Source code of charts

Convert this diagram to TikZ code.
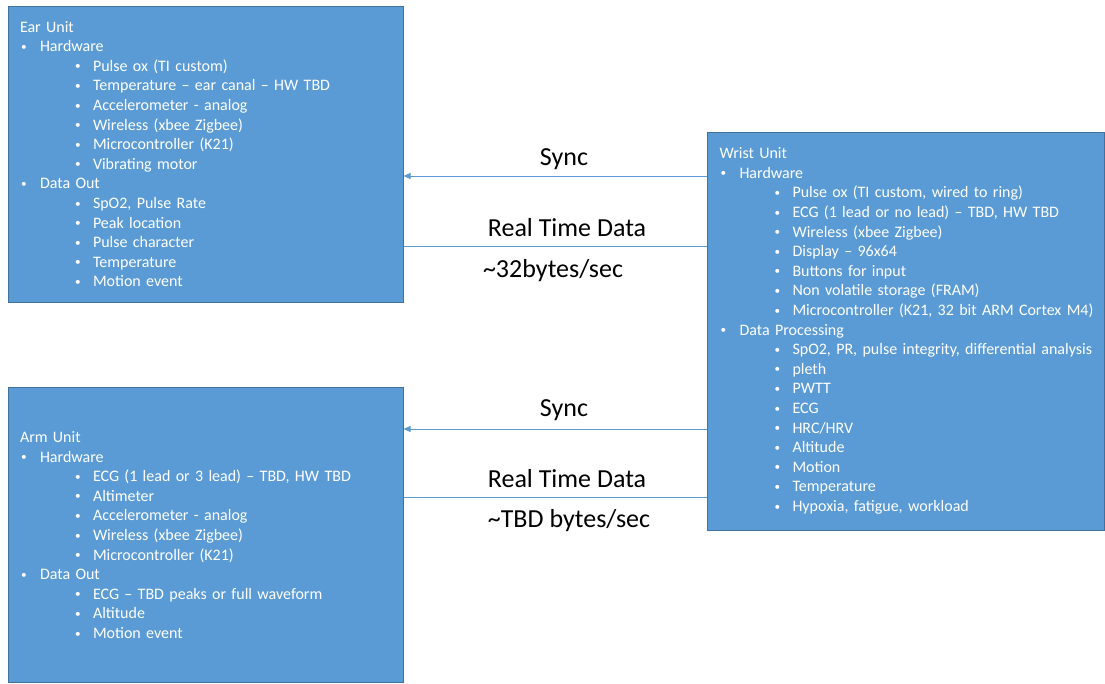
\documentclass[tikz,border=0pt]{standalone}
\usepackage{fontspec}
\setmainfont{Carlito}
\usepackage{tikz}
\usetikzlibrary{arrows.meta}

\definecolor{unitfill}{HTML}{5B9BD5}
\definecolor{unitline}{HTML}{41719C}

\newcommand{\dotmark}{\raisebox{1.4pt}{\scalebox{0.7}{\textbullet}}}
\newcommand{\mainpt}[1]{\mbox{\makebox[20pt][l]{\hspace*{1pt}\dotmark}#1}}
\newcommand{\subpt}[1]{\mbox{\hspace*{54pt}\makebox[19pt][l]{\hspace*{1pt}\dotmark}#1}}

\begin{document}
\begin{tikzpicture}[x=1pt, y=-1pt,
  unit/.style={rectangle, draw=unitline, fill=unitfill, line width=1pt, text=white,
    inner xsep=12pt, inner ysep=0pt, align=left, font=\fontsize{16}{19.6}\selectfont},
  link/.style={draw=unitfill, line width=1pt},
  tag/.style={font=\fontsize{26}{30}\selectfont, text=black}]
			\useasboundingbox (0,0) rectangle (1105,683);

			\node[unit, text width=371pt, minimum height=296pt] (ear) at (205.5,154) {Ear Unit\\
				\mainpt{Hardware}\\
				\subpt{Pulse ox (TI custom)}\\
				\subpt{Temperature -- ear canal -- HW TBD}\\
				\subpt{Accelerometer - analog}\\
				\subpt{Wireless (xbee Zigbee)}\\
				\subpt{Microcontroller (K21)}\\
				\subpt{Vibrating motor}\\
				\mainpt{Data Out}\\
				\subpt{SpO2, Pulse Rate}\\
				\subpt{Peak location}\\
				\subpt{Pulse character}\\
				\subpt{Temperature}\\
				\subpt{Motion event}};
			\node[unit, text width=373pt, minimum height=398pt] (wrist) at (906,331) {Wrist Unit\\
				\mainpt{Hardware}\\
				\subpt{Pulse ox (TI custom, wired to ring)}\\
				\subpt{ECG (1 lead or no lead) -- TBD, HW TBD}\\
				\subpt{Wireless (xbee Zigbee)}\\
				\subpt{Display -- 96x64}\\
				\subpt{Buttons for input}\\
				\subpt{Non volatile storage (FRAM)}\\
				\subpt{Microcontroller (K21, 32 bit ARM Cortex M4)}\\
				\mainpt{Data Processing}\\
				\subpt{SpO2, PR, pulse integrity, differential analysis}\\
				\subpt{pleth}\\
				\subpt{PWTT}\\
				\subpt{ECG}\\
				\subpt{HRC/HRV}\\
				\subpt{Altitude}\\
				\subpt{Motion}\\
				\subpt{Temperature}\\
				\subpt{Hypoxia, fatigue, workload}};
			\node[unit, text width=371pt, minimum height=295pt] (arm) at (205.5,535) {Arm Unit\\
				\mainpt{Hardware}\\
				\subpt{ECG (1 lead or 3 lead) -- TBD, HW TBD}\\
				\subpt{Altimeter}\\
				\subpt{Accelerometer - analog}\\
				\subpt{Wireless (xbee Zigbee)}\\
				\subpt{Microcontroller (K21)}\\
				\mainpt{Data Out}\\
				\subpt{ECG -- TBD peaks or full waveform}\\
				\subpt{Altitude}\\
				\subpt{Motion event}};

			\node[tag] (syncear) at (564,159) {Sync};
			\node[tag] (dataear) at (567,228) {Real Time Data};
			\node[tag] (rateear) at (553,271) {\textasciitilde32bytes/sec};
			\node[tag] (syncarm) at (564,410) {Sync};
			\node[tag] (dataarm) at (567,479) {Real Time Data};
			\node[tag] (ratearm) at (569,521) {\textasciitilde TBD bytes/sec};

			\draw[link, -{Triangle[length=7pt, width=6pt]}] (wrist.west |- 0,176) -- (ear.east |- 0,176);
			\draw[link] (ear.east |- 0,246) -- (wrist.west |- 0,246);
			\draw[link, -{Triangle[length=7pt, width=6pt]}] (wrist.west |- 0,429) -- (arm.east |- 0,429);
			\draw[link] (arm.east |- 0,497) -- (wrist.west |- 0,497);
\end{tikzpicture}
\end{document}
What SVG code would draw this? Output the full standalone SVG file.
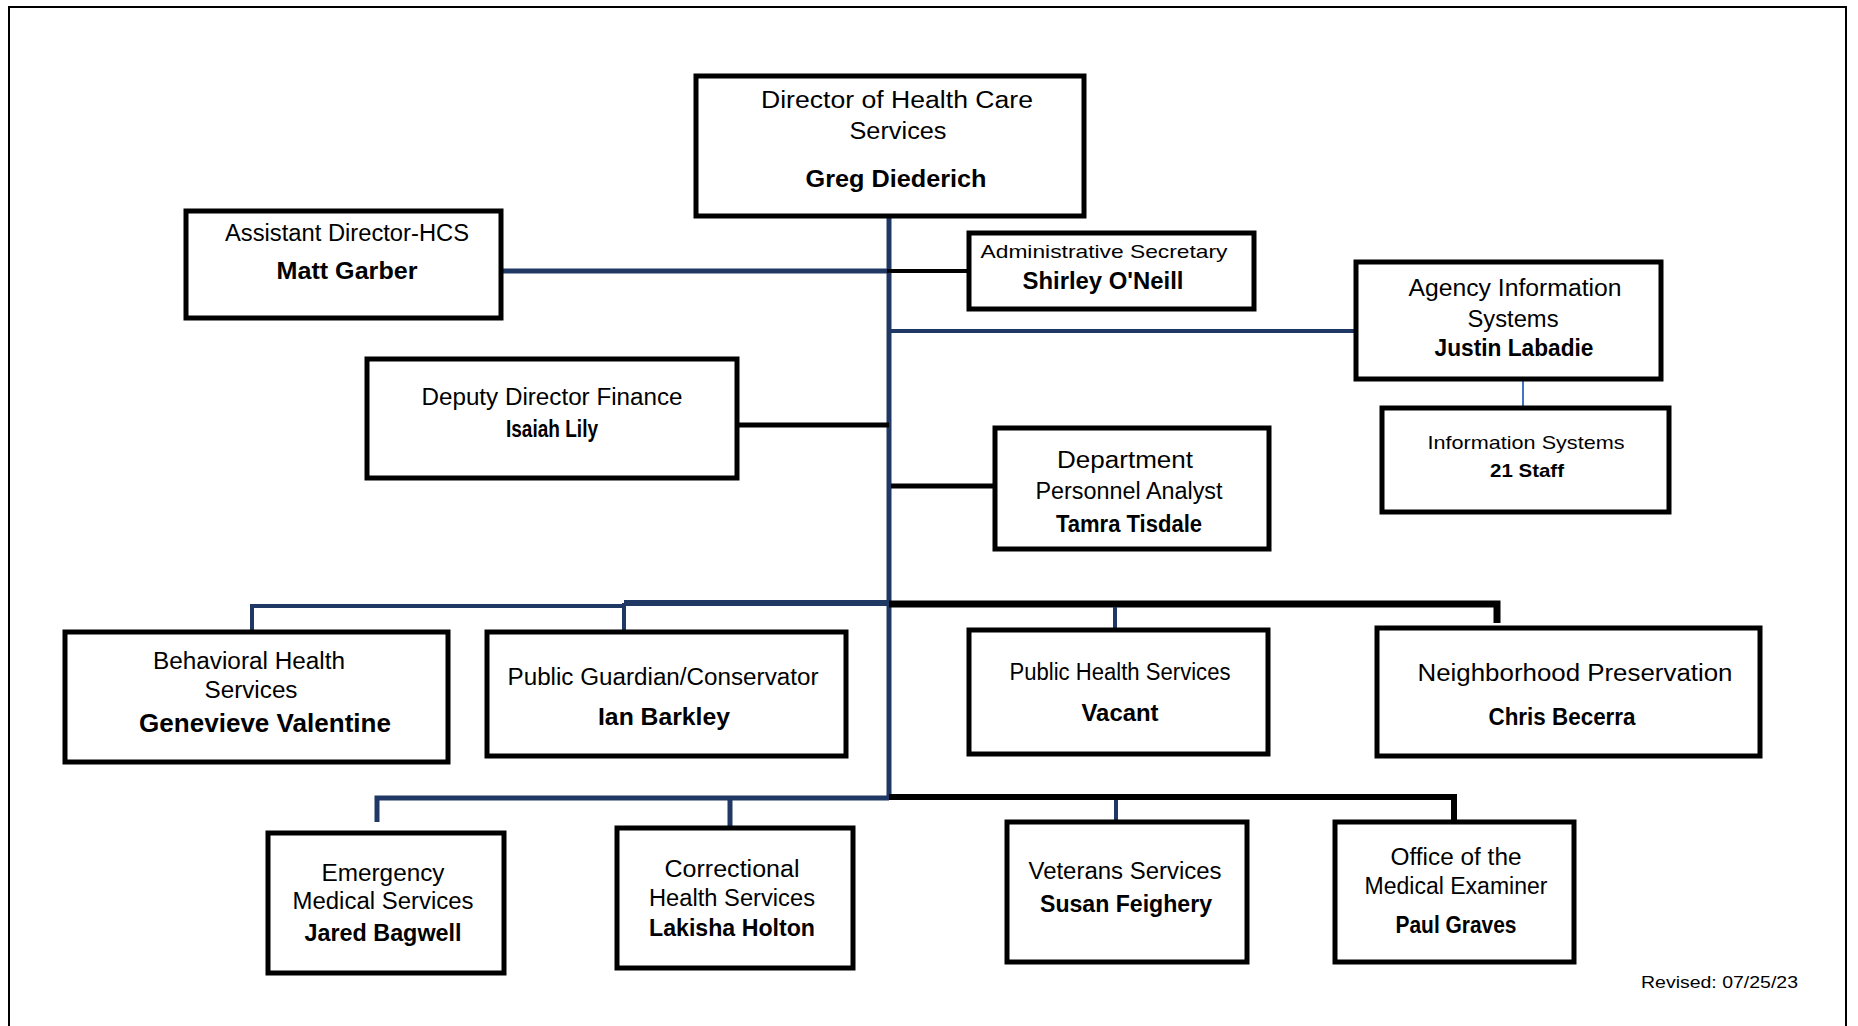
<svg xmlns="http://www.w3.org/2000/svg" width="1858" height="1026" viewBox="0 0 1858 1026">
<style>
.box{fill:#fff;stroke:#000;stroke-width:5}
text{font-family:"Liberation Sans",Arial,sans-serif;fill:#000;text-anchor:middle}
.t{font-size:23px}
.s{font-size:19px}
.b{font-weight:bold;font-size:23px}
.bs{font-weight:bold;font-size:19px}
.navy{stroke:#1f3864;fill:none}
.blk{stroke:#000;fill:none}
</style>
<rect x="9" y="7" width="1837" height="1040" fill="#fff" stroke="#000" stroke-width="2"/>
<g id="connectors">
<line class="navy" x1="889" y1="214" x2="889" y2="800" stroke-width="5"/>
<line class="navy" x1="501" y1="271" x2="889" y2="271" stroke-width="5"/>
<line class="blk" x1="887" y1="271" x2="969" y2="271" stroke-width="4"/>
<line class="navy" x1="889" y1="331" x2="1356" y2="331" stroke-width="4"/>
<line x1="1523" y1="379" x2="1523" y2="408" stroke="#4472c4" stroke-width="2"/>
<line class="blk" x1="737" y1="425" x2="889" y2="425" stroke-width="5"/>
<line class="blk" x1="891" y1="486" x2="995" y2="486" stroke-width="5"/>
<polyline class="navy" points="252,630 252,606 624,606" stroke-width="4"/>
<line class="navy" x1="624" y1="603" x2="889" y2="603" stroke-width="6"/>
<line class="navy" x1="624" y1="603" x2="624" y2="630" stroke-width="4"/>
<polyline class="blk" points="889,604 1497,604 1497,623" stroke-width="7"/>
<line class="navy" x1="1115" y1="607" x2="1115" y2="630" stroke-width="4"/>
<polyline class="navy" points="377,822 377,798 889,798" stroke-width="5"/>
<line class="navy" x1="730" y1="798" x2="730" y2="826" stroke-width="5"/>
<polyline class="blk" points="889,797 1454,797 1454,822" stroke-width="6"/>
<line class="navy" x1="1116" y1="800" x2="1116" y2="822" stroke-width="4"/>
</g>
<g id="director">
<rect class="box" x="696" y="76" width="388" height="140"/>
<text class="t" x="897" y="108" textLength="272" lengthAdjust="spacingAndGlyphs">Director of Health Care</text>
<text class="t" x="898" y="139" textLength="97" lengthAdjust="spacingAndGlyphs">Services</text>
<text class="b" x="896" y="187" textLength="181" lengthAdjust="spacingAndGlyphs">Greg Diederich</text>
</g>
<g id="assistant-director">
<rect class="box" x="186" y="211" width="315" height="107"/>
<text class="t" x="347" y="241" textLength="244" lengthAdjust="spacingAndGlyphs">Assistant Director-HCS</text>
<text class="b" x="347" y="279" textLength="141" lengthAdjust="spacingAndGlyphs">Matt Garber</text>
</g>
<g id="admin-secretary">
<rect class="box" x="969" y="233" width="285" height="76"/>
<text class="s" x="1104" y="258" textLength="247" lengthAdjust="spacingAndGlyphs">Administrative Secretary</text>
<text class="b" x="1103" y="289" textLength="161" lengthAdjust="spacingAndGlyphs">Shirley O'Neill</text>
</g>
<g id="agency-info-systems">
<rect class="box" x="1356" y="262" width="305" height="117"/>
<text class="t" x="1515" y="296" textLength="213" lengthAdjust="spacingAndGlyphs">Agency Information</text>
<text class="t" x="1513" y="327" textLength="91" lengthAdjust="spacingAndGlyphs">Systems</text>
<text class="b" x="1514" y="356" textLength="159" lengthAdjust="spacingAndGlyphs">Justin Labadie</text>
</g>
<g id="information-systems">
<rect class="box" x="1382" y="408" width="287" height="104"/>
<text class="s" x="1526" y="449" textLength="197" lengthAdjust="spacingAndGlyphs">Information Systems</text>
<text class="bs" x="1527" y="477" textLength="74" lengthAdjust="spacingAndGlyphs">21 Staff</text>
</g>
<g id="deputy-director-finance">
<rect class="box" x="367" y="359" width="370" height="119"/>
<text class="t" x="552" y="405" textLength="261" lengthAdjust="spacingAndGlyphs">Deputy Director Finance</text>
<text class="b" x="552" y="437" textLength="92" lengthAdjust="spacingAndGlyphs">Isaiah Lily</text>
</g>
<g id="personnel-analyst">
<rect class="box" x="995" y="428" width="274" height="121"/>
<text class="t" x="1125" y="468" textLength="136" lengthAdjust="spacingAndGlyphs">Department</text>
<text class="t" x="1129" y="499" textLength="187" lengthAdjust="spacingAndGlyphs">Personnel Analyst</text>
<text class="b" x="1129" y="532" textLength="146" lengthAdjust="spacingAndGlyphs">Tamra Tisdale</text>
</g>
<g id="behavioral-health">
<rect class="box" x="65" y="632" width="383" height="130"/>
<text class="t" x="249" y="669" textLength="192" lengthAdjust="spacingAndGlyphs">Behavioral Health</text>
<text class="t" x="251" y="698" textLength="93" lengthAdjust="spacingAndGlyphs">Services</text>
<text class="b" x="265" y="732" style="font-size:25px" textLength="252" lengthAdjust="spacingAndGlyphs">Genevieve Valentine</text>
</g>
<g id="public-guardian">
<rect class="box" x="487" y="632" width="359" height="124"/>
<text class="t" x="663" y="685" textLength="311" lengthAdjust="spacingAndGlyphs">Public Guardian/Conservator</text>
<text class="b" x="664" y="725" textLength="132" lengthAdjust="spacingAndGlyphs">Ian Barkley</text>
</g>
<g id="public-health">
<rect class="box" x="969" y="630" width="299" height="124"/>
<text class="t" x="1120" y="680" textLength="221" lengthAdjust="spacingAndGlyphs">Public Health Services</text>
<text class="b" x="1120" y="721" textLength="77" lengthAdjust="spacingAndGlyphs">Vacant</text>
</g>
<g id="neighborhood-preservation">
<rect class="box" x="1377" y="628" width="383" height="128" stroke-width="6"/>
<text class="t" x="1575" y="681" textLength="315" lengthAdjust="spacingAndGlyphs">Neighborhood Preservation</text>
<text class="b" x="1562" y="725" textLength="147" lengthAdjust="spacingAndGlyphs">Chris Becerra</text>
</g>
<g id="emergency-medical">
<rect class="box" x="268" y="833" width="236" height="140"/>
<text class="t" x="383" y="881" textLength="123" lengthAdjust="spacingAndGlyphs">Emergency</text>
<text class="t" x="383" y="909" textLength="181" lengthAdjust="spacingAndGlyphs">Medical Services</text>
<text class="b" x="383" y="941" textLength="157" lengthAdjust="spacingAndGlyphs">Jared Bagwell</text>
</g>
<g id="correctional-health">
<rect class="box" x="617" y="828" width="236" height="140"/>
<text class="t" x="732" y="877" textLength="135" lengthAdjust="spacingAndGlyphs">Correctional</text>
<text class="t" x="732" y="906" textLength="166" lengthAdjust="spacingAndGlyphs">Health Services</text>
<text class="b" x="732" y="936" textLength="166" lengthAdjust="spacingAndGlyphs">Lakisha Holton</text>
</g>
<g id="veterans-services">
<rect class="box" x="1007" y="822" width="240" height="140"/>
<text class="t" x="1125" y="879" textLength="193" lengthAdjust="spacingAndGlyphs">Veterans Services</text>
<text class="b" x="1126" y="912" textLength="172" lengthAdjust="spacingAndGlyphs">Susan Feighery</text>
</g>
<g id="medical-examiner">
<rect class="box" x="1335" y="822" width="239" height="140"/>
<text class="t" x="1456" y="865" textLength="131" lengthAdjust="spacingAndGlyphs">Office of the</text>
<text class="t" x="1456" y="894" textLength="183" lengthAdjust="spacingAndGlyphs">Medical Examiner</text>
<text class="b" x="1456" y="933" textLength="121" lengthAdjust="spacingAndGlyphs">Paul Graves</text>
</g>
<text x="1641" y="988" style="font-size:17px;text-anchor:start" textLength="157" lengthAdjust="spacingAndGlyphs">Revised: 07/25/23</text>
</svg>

EXERCISE REQUIREMENTS:
Reproduce, word for word, every line from the start of the records down to and including the line with "(0,0) rectangle (1105,683);"; skip the pictures.

RESULT OF THE EXERCISE:
Convert this diagram to TikZ code.
\documentclass[tikz,border=0pt]{standalone}
\usepackage{fontspec}
\setmainfont{Carlito}
\usepackage{tikz}
\usetikzlibrary{arrows.meta}

\definecolor{unitfill}{HTML}{5B9BD5}
\definecolor{unitline}{HTML}{41719C}

\newcommand{\dotmark}{\raisebox{1.4pt}{\scalebox{0.7}{\textbullet}}}
\newcommand{\mainpt}[1]{\mbox{\makebox[20pt][l]{\hspace*{1pt}\dotmark}#1}}
\newcommand{\subpt}[1]{\mbox{\hspace*{54pt}\makebox[19pt][l]{\hspace*{1pt}\dotmark}#1}}

\begin{document}
\begin{tikzpicture}[x=1pt, y=-1pt,
  unit/.style={rectangle, draw=unitline, fill=unitfill, line width=1pt, text=white,
    inner xsep=12pt, inner ysep=0pt, align=left, font=\fontsize{16}{19.6}\selectfont},
  link/.style={draw=unitfill, line width=1pt},
  tag/.style={font=\fontsize{26}{30}\selectfont, text=black}]
			\useasboundingbox (0,0) rectangle (1105,683);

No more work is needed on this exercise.